One or the other, tired of ‘the sinking feeling’, called down for a tray of tea, bread and butter, and cake to be brought to her room.
The practice spread among her friends and then to the public at large.
Mmmm. Oh well, everything had to start somewhere.
Although it seems to us that it was a rather obvious idea which many people could have come up with all on their own without the Duchess or the Queen to lead them. Such was the nature of legends in pre-republican times that all things of value began in the magical rooms of the aristocracy and moved ‘down’.
Towards the end of the century, afternoon tea gowns appeared together with china, specialised furniture, and other afternoon tea accoutrements such as the cake fork.
Nests of tables were created to hold the cup of tea, and cake plate and fork of the guests who sat in the lounge room.
It was also called an ‘At Home’ (but not in the town where we grew up) and customarily took place between 3–5 pm.
In Australia, the hostess sometimes offered a musical performance by herself or by one of the guests who was ‘prevailed upon’ to sing or play the piano or whatever.
It was acceptable to do knitting or needlework at Afternoon Tea, though preferably for a good cause such as the Red Cross.
At an Afternoon Tea, our mother offered sandwiches, scones, cakes, sausage rolls and ‘savouries’ – cheddar cheese cubes and small, sweet, coloured onions on toothpicks on savoury holders including one which we especially liked, a small wooden rocking horse.
They were served on afternoon tea ‘sets’ – matching cup, saucer and plate, with a cake fork.
It was after such an occasion that, as a small child, we came across a black liquid left in the cups which we had not seen, tasted or smelled before. It was coffee (it hadn’t been available during the war).

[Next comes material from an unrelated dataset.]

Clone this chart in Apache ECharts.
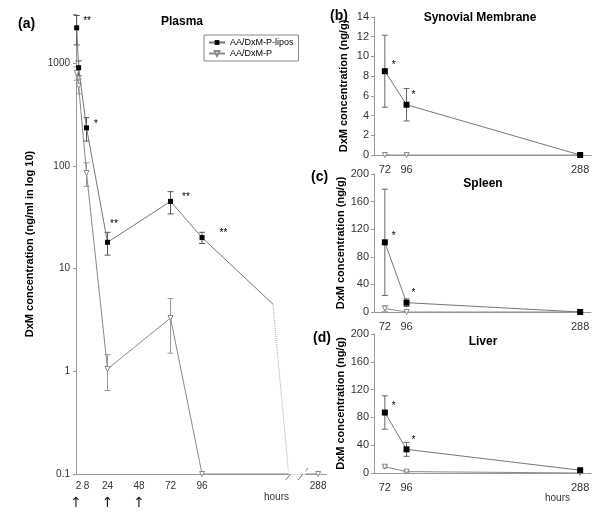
<!DOCTYPE html>
<html><head><meta charset="utf-8">
<script src="https://cdn.jsdelivr.net/npm/echarts@6/dist/echarts.min.js"></script>
<style>html,body{margin:0;padding:0;background:#fff}#c{width:600px;height:515px}</style>
</head><body><div id="c"></div><script>
// ---------- data ----------
const seriesNames = ['AA/DxM-P-lipos', 'AA/DxM-P'];
// Plasma (hours, ng/ml)
const plasmaTimes = [0.5, 2, 8, 24, 72, 96];
const plasmaLipos = [2200, 900, 234, 18, 45, 20];
const plasmaLiposErr = [700, 150, 60, 4.5, 11, 2.5];
const plasmaLiposSig = ['**', '', '*', '**', '**', '**'];
const plasmaLiposTail = [[96, 20], [150, 4.5]];
const plasmaLiposDotted = [[150, 4.5], [162, 0.1]];
const plasmaPTimes = [0.5, 2, 8, 24, 72, 96, 288];
const plasmaP = [800, 600, 85, 1.05, 3.3, 0.1, 0.1];
const plasmaPErr = [120, 100, 22, 0.4, 1.8, 0, 0];
const plasmaTickLabels = [2, 8, 24, 48, 72, 96, 288];
const plasmaBreak = { start: 162, end: 278, gap: 12.4 };
const doseTimes = [0, 24, 48];
// Tissues (hours, ng/g)
const tissueTimes = [72, 96, 288];
const synLipos = [8.5, 5.1, 0], synLiposErr = [3.65, 1.65, 0], synSig = ['*', '*', ''];
const synP = [0, 0, 0], synPErr = [0, 0, 0];
const splLipos = [101, 13.5, 0], splLiposErr = [77, 5.5, 0], splSig = ['*', '*', ''];
const splP = [5, 0, 0], splPErr = [4, 0, 0];
const livLipos = [87, 34, 4], livLiposErr = [24, 10, 0], livSig = ['*', '*', ''];
const livP = [9, 2, 0], livPErr = [2, 1, 0];

// ---------- helpers ----------
const FONT = 'Liberation Sans, Arial, sans-serif';
const LIPO_LINE = '#777', P_LINE = '#8a8a8a';
function zip(xs, ys) { return xs.map((x, i) => [x, ys[i]]); }
function errData(xs, ys, es) { return xs.map((x, i) => [x, ys[i], es[i]]); }
function errSeries(data, xi, color, floor) {
  return {
    type: 'custom', xAxisIndex: xi, yAxisIndex: xi, silent: true, z: 1,
    data: data.filter(d => d[2] > 0),
    encode: { x: 0, y: 1 },
    renderItem(params, api) {
      const x = api.value(0), y = api.value(1), e = api.value(2);
      const top = api.coord([x, y + e]);
      const bot = api.coord([x, Math.max(y - e, floor)]);
      const w = 3;
      const st = { stroke: color, lineWidth: 1 };
      return { type: 'group', children: [
        { type: 'line', shape: { x1: top[0], y1: top[1], x2: bot[0], y2: bot[1] }, style: st },
        { type: 'line', shape: { x1: top[0] - w, y1: top[1], x2: top[0] + w, y2: top[1] }, style: st },
        { type: 'line', shape: { x1: bot[0] - w, y1: bot[1], x2: bot[0] + w, y2: bot[1] }, style: st }
      ]};
    }
  };
}
function liposSeries(data, sig, xi, offsets, size) {
  return {
    name: seriesNames[0], type: 'line', xAxisIndex: xi, yAxisIndex: xi, z: 3,
    symbol: 'rect', symbolSize: size,
    itemStyle: { color: '#000' }, lineStyle: { color: LIPO_LINE, width: 1 },
    data: data.map((d, i) => ({
      value: d,
      label: sig[i] ? { show: true, formatter: sig[i], position: 'right', distance: 4,
        offset: offsets[i] || [0, -4], color: '#000', fontSize: 10, fontFamily: FONT } : { show: false }
    })),
    emphasis: { disabled: true }
  };
}
function pSeries(data, xi, size) {
  return {
    name: seriesNames[1], type: 'line', xAxisIndex: xi, yAxisIndex: xi, z: 2,
    symbol: 'triangle', symbolRotate: 180, symbolSize: size,
    itemStyle: { color: '#fff', borderColor: '#888', borderWidth: 1 },
    lineStyle: { color: P_LINE, width: 1 },
    data: data, emphasis: { disabled: true }
  };
}
const axisLineGrey = { lineStyle: { color: '#999', width: 1 } };

// ---------- grids & axes ----------
const grids = [
  { left: 76, top: 14, width: 250, height: 460 },
  { left: 374, top: 17, width: 217, height: 138 },
  { left: 374, top: 174, width: 217, height: 138 },
  { left: 374, top: 334, width: 217, height: 139 }
];
const xAxes = [
  { gridIndex: 0, type: 'value', min: 0, max: 294,
    breaks: [plasmaBreak],
    breakArea: { show: true, itemStyle: { color: '#fff', borderColor: '#fff', borderWidth: 0, opacity: 1 }, zigzagAmplitude: 0, expandOnClick: false },
    axisLine: axisLineGrey, axisTick: { show: false }, splitLine: { show: false },
    axisLabel: { customValues: plasmaTickLabels, fontSize: 10, color: '#333', fontFamily: FONT, margin: 7 } },
  { gridIndex: 0, type: 'value', min: 0, max: 294, position: 'bottom',
    breaks: [plasmaBreak],
    breakArea: { show: false },
    axisLine: { show: false }, axisTick: { show: false }, splitLine: { show: false },
    axisLabel: { customValues: doseTimes, formatter: () => '\u2191', fontSize: 14, color: '#222', fontFamily: 'DejaVu Sans', margin: 22 } }
];
for (let g = 1; g <= 3; g++) {
  xAxes.push({ gridIndex: g, type: 'value', min: 60, max: 300,
    axisLine: axisLineGrey, axisTick: { show: false }, splitLine: { show: false },
    axisLabel: { customValues: tissueTimes, fontSize: 11, color: '#333', fontFamily: FONT, margin: 9 } });
}
const yName = { fontWeight: 'bold', fontSize: 11, color: '#000', fontFamily: FONT };
const yAxes = [
  { gridIndex: 0, type: 'log', logBase: 10, min: 0.1, max: 3000,
    name: 'DxM concentration (ng/ml in log 10)', nameLocation: 'middle', nameGap: 41, nameTextStyle: yName,
    axisLine: { show: true, lineStyle: { color: '#999' } }, axisTick: { show: true, length: 3, lineStyle: { color: '#999' } },
    splitLine: { show: false },
    axisLabel: { fontSize: 10, color: '#333', fontFamily: FONT, margin: 6,
      formatter: v => { const l = Math.log10(v); if (Math.abs(l - Math.round(l)) > 1e-6) return ''; const r = Math.pow(10, Math.round(l)); return r < 1 ? r.toFixed(1) : String(r); } } },
  { gridIndex: 1, type: 'value', min: 0, max: 14, interval: 2 },
  { gridIndex: 2, type: 'value', min: 0, max: 200, interval: 40 },
  { gridIndex: 3, type: 'value', min: 0, max: 200, interval: 40 }
];
for (let g = 1; g <= 3; g++) {
  Object.assign(yAxes[g], {
    name: 'DxM concentration (ng/g)', nameLocation: 'middle', nameGap: 25, nameTextStyle: yName,
    axisLine: { show: true, lineStyle: { color: '#999' } }, axisTick: { show: true, length: 3, lineStyle: { color: '#999' } },
    splitLine: { show: false },
    axisLabel: { fontSize: 11, color: '#333', fontFamily: FONT, margin: 5 }
  });
}
function tSeries(s, xi, yi) { s.xAxisIndex = xi; s.yAxisIndex = yi; return s; }

// ---------- series ----------
const series = [
  errSeries(errData(plasmaTimes, plasmaLipos, plasmaLiposErr), 0, '#555', 0.1),
  errSeries(errData(plasmaPTimes, plasmaP, plasmaPErr), 0, '#999', 0.1),
  pSeries(zip(plasmaPTimes, plasmaP), 0, 5),
  liposSeries(zip(plasmaTimes, plasmaLipos), plasmaLiposSig, 0,
    [[0, -7], null, [1, -4], [-4, -18], [5, -4], [11, -4]], 5),
  { name: seriesNames[0], type: 'line', xAxisIndex: 0, yAxisIndex: 0, symbol: 'none', z: 2,
    lineStyle: { color: LIPO_LINE, width: 1 }, data: plasmaLiposTail, emphasis: { disabled: true } },
  { name: seriesNames[0], type: 'line', xAxisIndex: 0, yAxisIndex: 0, symbol: 'none', z: 2,
    lineStyle: { color: '#aaa', width: 1, type: 'dotted' }, data: plasmaLiposDotted, emphasis: { disabled: true } }
];
const tissues = [
  [synLipos, synLiposErr, synSig, synP, synPErr],
  [splLipos, splLiposErr, splSig, splP, splPErr],
  [livLipos, livLiposErr, livSig, livP, livPErr]
];
tissues.forEach((t, k) => {
  const xi = k + 2, yi = k + 1;
  series.push(tSeries(errSeries(errData(tissueTimes, t[0], t[1]), 0, '#666', 0), xi, yi));
  series.push(tSeries(errSeries(errData(tissueTimes, t[3], t[4]), 0, '#999', 0), xi, yi));
  series.push(tSeries(pSeries(zip(tissueTimes, t[3]), 0, 5), xi, yi));
  series.push(tSeries(liposSeries(zip(tissueTimes, t[0]), t[2], 0, [[0, -6], [-2, -9]], 6), xi, yi));
});

// ---------- titles ----------
const tFont = { fontFamily: FONT, color: '#000', fontWeight: 'bold' };
const titles = [
  { text: 'Plasma', left: 182, top: 16, textAlign: 'center', padding: 0, textStyle: Object.assign({ fontSize: 12 }, tFont) },
  { text: '(a)', left: 18, top: 17, padding: 0, textStyle: Object.assign({ fontSize: 14 }, tFont) },
  { text: 'Synovial Membrane', left: 480, top: 12, textAlign: 'center', padding: 0, textStyle: Object.assign({ fontSize: 12 }, tFont) },
  { text: '(b)', left: 330, top: 9, padding: 0, textStyle: Object.assign({ fontSize: 14 }, tFont) },
  { text: 'Spleen', left: 483, top: 178, textAlign: 'center', padding: 0, textStyle: Object.assign({ fontSize: 12 }, tFont) },
  { text: '(c)', left: 311, top: 170, padding: 0, textStyle: Object.assign({ fontSize: 14 }, tFont) },
  { text: 'Liver', left: 483, top: 336, textAlign: 'center', padding: 0, textStyle: Object.assign({ fontSize: 12 }, tFont) },
  { text: '(d)', left: 313, top: 331, padding: 0, textStyle: Object.assign({ fontSize: 14 }, tFont) },
  { text: 'hours', left: 264, top: 492, padding: 0, textStyle: { fontFamily: FONT, fontSize: 10, color: '#333', fontWeight: 'normal' } },
  { text: 'hours', left: 545, top: 493, padding: 0, textStyle: { fontFamily: FONT, fontSize: 10, color: '#333', fontWeight: 'normal' } }
];

const chart = echarts.init(document.getElementById('c'), null, { renderer: 'canvas' });
chart.setOption({
  animation: false,
  backgroundColor: '#fff',
  title: titles,
  legend: {
    data: seriesNames, orient: 'vertical', left: 204, top: 35, padding: [3, 5, 3, 4], itemGap: 2, z: 20, zlevel: 1,
    itemWidth: 16, itemHeight: 6, borderColor: '#888', borderWidth: 1, selectedMode: false,
    backgroundColor: '#fff',
    textStyle: { fontSize: 9, color: '#000', fontFamily: FONT, padding: [0, 0, 0, 0] }
  },
  grid: grids, xAxis: xAxes, yAxis: yAxes, series: series
});

// break marks ("//") on the plasma time axis, placed from the break's own values
const bs = chart.convertToPixel({ xAxisIndex: 0, yAxisIndex: 0 }, [plasmaBreak.start, 0.1]);
const be = chart.convertToPixel({ xAxisIndex: 0, yAxisIndex: 0 }, [plasmaBreak.end, 0.1]);
const slash = (x, y) => ({ type: 'line', z: 30, shape: { x1: x - 5, y1: y + 6, x2: x + 5, y2: y - 6 }, style: { stroke: '#777', lineWidth: 1 } });
chart.setOption({ graphic: [slash(bs[0] + 2, bs[1]), slash(be[0] - 2, be[1])] });
</script></body></html>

We shudder at some of the experimenting that we did as a child. The leftover things we tasted, including alcohol, or touched, or, in the case of my mother’s wardrobe, ‘tried on’ would have shocked (would st
ill shock).
And could’ve had us killed.
Could’ve had us arrested.
As we write, we have beside us a half-cup of lukewarm, black coffee and we can find in it that first taste of coffee from our childhood; that bitterness which was on the edge of sweetness and which indeed tastes like a ‘bean’ of some sort.
Mother percolated her coffee in an aluminium coffee-maker where the boiling water burped noisily into a glass inspection top and then seeped back through the coffee basket to fill the pot with coffee.

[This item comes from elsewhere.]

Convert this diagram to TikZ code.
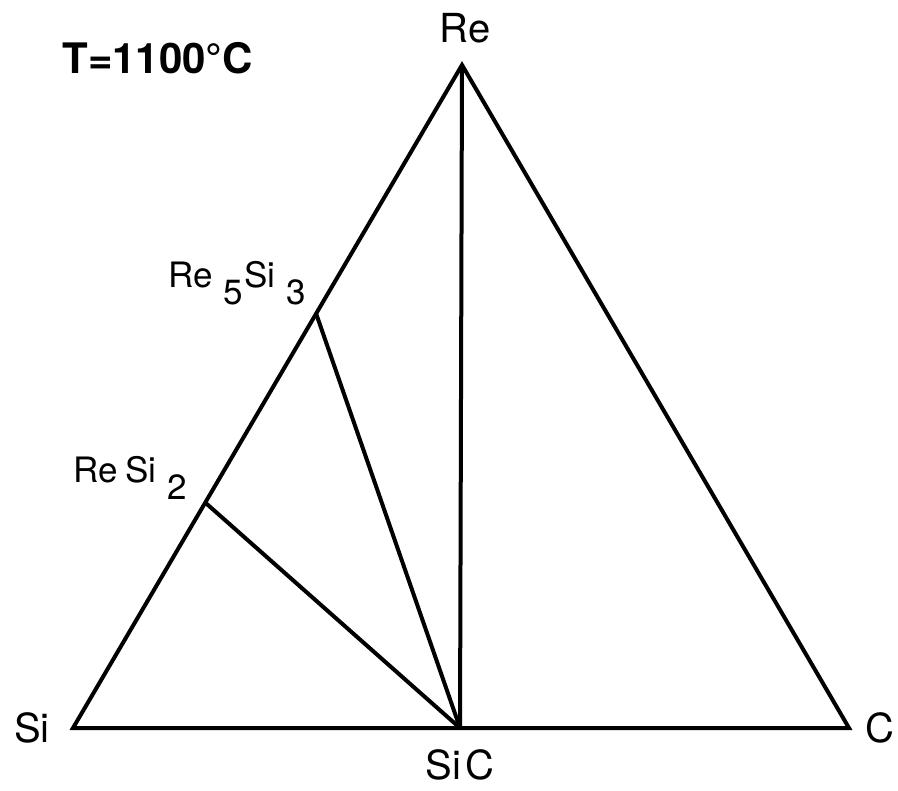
\documentclass[tikz,border=0pt]{standalone}
\usepackage{fontspec}
\setmainfont{TeX Gyre Heros}
\usetikzlibrary{calc}
\newcommand{\dsub}[1]{\hspace{0.3em}\raisebox{-0.5em}{#1}\hspace{0.05em}}

\begin{document}
\begin{tikzpicture}[
  x=0.5pt, y=-0.5pt,
  edge/.style={line width=2pt, line join=miter},
  lab/.style={font=\fontsize{20}{24}\selectfont, inner sep=0pt},
  cmp/.style={font=\fontsize{17.5}{20}\selectfont, inner sep=0pt}
]
\useasboundingbox (0,0) rectangle (898,791);
% corners of the triangle and the compounds
\coordinate (Re) at (462,65);
\coordinate (Si) at (73,728);
\coordinate (C) at (849,728);
\coordinate (SiC) at (460,728);
\coordinate (Re5Si3) at ($(Si)!0.625!(Re)$);
\coordinate (ReSi2) at ($(Si)!0.34!(Re)$);
% labels
\node[lab, font=\fontsize{21}{24}\selectfont\bfseries, anchor=west] (temp) at (62,58) {T=1100°C};
\node[lab] (reLab) at (465,28) {Re};
\node[lab] (siLab) at (32,728) {Si};
\node[lab] (cLab) at (880,728) {C};
\node[lab] (sicLab) at (460,765) {Si\hspace{0.1em}C};
\node[cmp, anchor=base east] (re5si3Lab) at (306,287) {Re\dsub{5}Si\dsub{3}};
\node[cmp, anchor=base east] (resi2Lab) at (187,482) {Re\hspace{0.22em}Si\dsub{2}};
% triangle and tie lines
\draw[edge] (Si) -- (Re) -- (C) -- cycle;
\draw[edge] (Re) -- (SiC);
\draw[edge] (Re5Si3) -- (SiC);
\draw[edge] (ReSi2) -- (SiC);
\end{tikzpicture}
\end{document}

An Afternoon Tea was the only time Mother served coffee. Other than that, we drank tea made in a teapot. Coffee, until ‘instant coffee’ arrived in the sixties, was for special occasions and considered sophisticated and ‘American’, which is comical given how bad their coffee is.
In the fifties, the Italian espresso bars came to Australia with their lever-forced, compressed steam machines which made this new ‘real’ coffee and a new coffee drink called cappuccino.

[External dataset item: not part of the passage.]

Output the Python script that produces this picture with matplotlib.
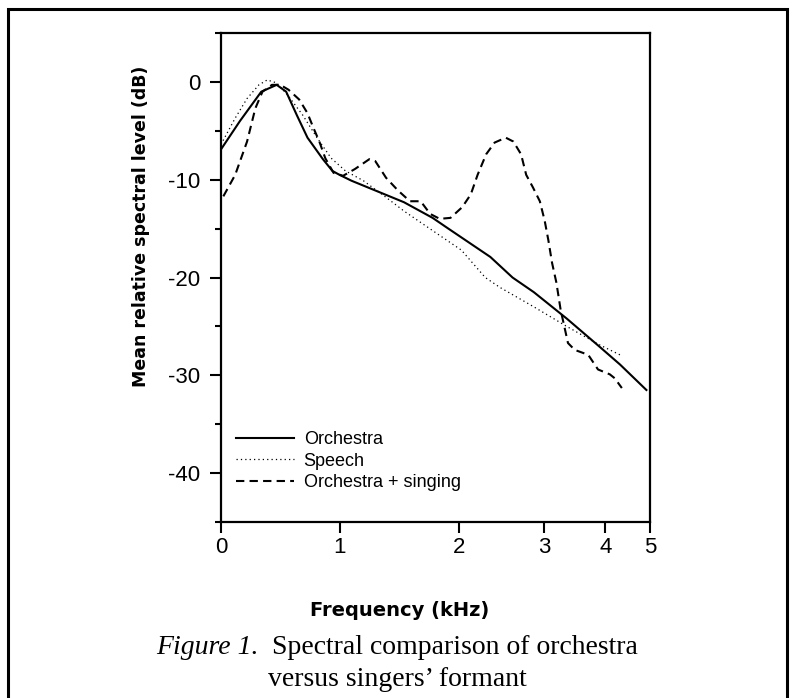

The Australian taste has progressed fashionably over the years from this beginning to the latté, the latté-macchiato, the macchiato, and the Australian ‘double short black’ – the heavy decadent hit.
It was from one of these new espresso bars that we launched off to our first job interview to be a cadet journalist.
We think this real, full-shot of caffeine from Italian-made coffee falsely got us the job by temporarily knocking shyness on the head. It must have been a rather garrulous sixteen-year-old who took that interview.
In adulthood, the worst coffee experience we can recall was while working as a young reporter on the Riverina Express, a country newspaper, where David Gyger, the owner and editor, often exhausted, would make the instant coffee with hot water from the hand-basin tap. The Riverina Espresso.
As our generation came of age, we were introduced by advertising to instant coffee as a time-saver and which we came, quite rightly, to snobbishly disdain.
Regardless of arguments over the taste, as with the martini, the pleasure of coffee is in the simple craft ceremony of the ‘making’.